Cuando leemos una obra literaria escrita originariamente en otra lengua y ahora accesible para nosotros en la nuestra, solemos olvidar el esfuerzo de quien ejerce el noble oficio de trasladar el texto de una cosmovisión a otra. Asume el traductor un papel vehicular no exento de responsabilidad. Tan antigua como la propia historia humana y con ejemplos excelsos (recuérdese la trascendente traducción de la Biblia, la revolucionaria de la Piedra Rosetta o la sublime tarea de la Escuela de Traductores de Toledo, esencial para entender la base filosófica del mundo occidental) su labor ha contribuido como casi ninguna otra a la comprensión de civilizaciones enteras, al intercambio enriquecedor de ideas y valores.

Con frecuencia mal pagado, ignorado por el lector y sometido a la prisa de las editoriales, el traductor tiene que afrontar, además, una crítica feroz: así como el escritor puede permitirse el lujo de escribir mal, él no. Con obsesión malsana, se registran y difunden sus errores. Por el contrario, si realiza a la perfección su trabajo, son raros los aplausos e insólitos los elogios. En cierto modo se le exige desesperanza: su única recompensa ha de ser la gran vanidad de estar a la altura de la valía ajena.

Tampoco es siempre idílica su relación con el autor. Decía Thomas Bernhard que todo libro traducido es "como un cadáver destrozado por un coche hasta resultar irreconocible". Por fortuna, ese desdén no está generalizado. Hay escritores que son, al tiempo, traductores y muchos, que siéndolo o no, agradecen y respetan la complejidad de una misión tan fatigosa. "El diálogo entre el autor y el traductor, en la relación del texto que es y el texto que va a ser, no es apenas -razonaba Saramago- un diálogo entre dos personalidades particulares que han de completarse, es sobre todo un encuentro entre dos culturas colectivas que deben reconocerse". Él mismo concedía que "los escritores hacen la literatura nacional y los traductores hacen la literatura universal".

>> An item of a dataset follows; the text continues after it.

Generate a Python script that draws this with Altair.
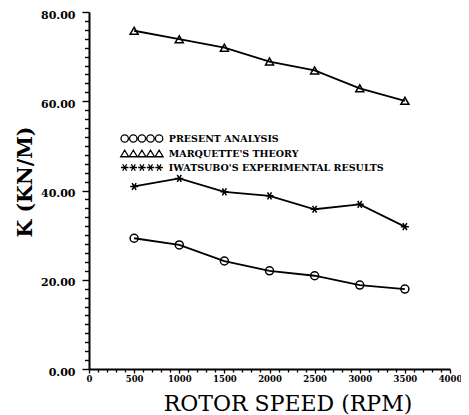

El buen traductor ha de captar el espíritu de lo que traduce, transmitir la emoción y la energía con la que el original fue escrito, reproducir su agudeza, razón y sentido. Tanto y tan difícil. Sirvan, pues, estas líneas para afirmar el mérito de un oficio arduo y silencioso, insustituible aún por artefactos sin alma, imprescindible, al cabo, para acercarnos a una belleza que, en prosa o en verso, sin él nos resultaría incomprensible.